2.5 rating. This one was not for me. I liked the concept and it is well written but boy is it melodramatic. It was like reading a CW show. Everything was so verbose and didn't feel natural. It's very pretty writing but felt like a well educated adult describing everything not a 17 year old sheltered and highly religious teen. Sophie is somehow super naïve and highly intelligent. These aren't mutually exclusive of course but she is written as too smart to think some of the things she does. Her leisurely reading of manuals did make sense but felt a little to convenient in an apocalyptic story. Her struggle with what she has been taught vs how the world actually is, is interesting and a highlight of her journey but even at the end it felt like she was still kind of stuck in a middle ground and had not fully come into her own.
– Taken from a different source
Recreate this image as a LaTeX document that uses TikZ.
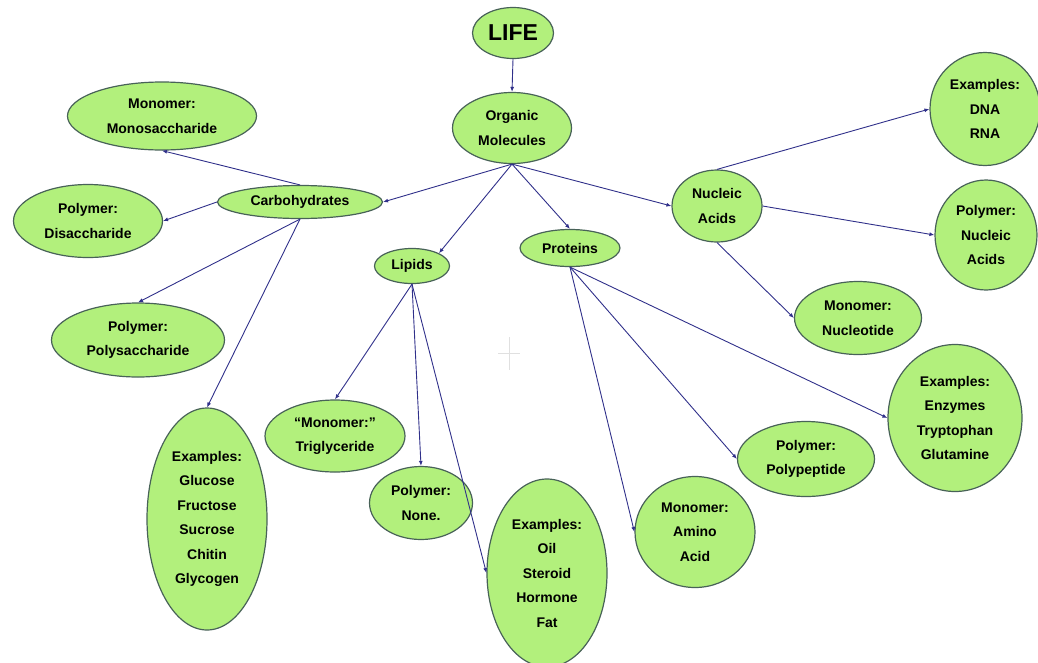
\documentclass[tikz,border=0pt]{standalone}
\usepackage{fontspec}
\setmainfont{Liberation Sans}
\usetikzlibrary{arrows.meta,shapes.geometric}
\definecolor{leaf}{RGB}{178,240,124}
\definecolor{rim}{RGB}{72,98,88}
\definecolor{ink}{RGB}{48,48,138}
\tikzset{
  blob/.style 2 args = {ellipse, draw=rim, line width=1.2pt, fill=leaf, inner sep=0pt,
                        align=center, minimum width=#1pt, minimum height=#2pt,
                        font=\bfseries\fontsize{14}{24.5}\selectfont},
  link/.style  = {-{Latex[length=5pt,width=4pt]}, ink, line width=0.9pt},
}
\begin{document}
\begin{tikzpicture}[x=1pt,y=-1pt]
  \useasboundingbox (0,0) rectangle (1038,662);
  % top
  \node[blob={81}{51}, font=\bfseries\fontsize{23}{26}\selectfont] (life) at (513,33) {LIFE};
  \node[blob={119}{71}] (org) at (512,128) {Organic\\Molecules};
  % carbohydrates
  \node[blob={165}{33}] (carb) at (300,202) {Carbohydrates};
  \node[blob={189}{68}] (mono) at (162,116) {Monomer:\\Monosaccharide};
  \node[blob={149}{73}] (disa) at (88,221) {Polymer:\\Disaccharide};
  \node[blob={173}{74}] (poly) at (138,340) {Polymer:\\Polysaccharide};
  \node[blob={120}{222}] (glu) at (207,519) {Examples:\\Glucose\\Fructose\\Sucrose\\Chitin\\Glycogen};
  % lipids
  \node[blob={75}{35}] (lip) at (412,266) {Lipids};
  \node[blob={140}{72}] (trig) at (335,436) {``Monomer:''\\Triglyceride};
  \node[blob={103}{73}] (none) at (421,503) {Polymer:\\None.};
  \node[blob={120}{188}] (oil) at (547,573) {Examples:\\Oil\\Steroid\\Hormone\\Fat};
  % proteins
  \node[blob={100}{37}] (prot) at (570,248) {Proteins};
  \node[blob={120}{111}] (amino) at (695,532) {Monomer:\\Amino\\Acid};
  \node[blob={137}{75}] (pept) at (806,459) {Polymer:\\Polypeptide};
  \node[blob={134}{147}] (enz) at (955,418) {Examples:\\Enzymes\\Tryptophan\\Glutamine};
  % nucleic acids
  \node[blob={90}{72}] (nuc) at (717,206) {Nucleic\\Acids};
  \node[blob={110}{113}] (dna) at (985,109) {Examples:\\DNA\\RNA};
  \node[blob={102}{110}] (pna) at (986,235) {Polymer:\\Nucleic\\Acids};
  \node[blob={127}{73}] (ntide) at (858,318) {Monomer:\\Nucleotide};

  \draw[link] (life.south) -- (org.north);
  \draw[link] (org.south) -- (carb.east);
  \draw[link] (org.south) -- (lip.north east);
  \draw[link] (org.south) -- (prot.north);
  \draw[link] (org.south) -- (nuc.west);

  \draw[link] (carb.north) -- (mono.south);
  \draw[link] (carb.west) -- (disa.east);
  \draw[link] (carb.south) -- (poly.north);
  \draw[link] (carb.south) -- (glu.north);

  \draw[link] (lip.south) -- (trig.north);
  \draw[link] (lip.south) -- (none.north);
  \draw[link] (lip.south) -- (oil.west);

  \draw[link] (prot.south) -- (amino.west);
  \draw[link] (prot.south) -- (pept.west);
  \draw[link] (prot.south) -- (enz.west);

  \draw[link] (nuc.north) -- (dna.west);
  \draw[link] (nuc.east) -- (pna.west);
  \draw[link] (nuc.south) -- (ntide.west);

  % faint cross in the middle
  \draw[black!12, line width=1pt] (509,337) -- (509,370) (498,353) -- (520,353);
\end{tikzpicture}
\end{document}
Most of the side characters were solid though.
Everything is big, dramatic, horny, and shameful. Some parts if you really think for two seconds about what's happening are tough to read but I like that Leede didn't shy away from the horror a virus like this would cause. The story was too drawn out for me as well. It took a long time to go almost anywhere. At the 50% mark I jumped ahead to 80% to see if I would be lost and I was fine.
I am sure this will hit for some (especially if you have religious trauma), but honestly the fact that everything was so dramatic and an ordeal took me out. Would have loved more quite moments to really bring things home. Thanks to NetGalley and Tor for this Arc in exchange for and honest review.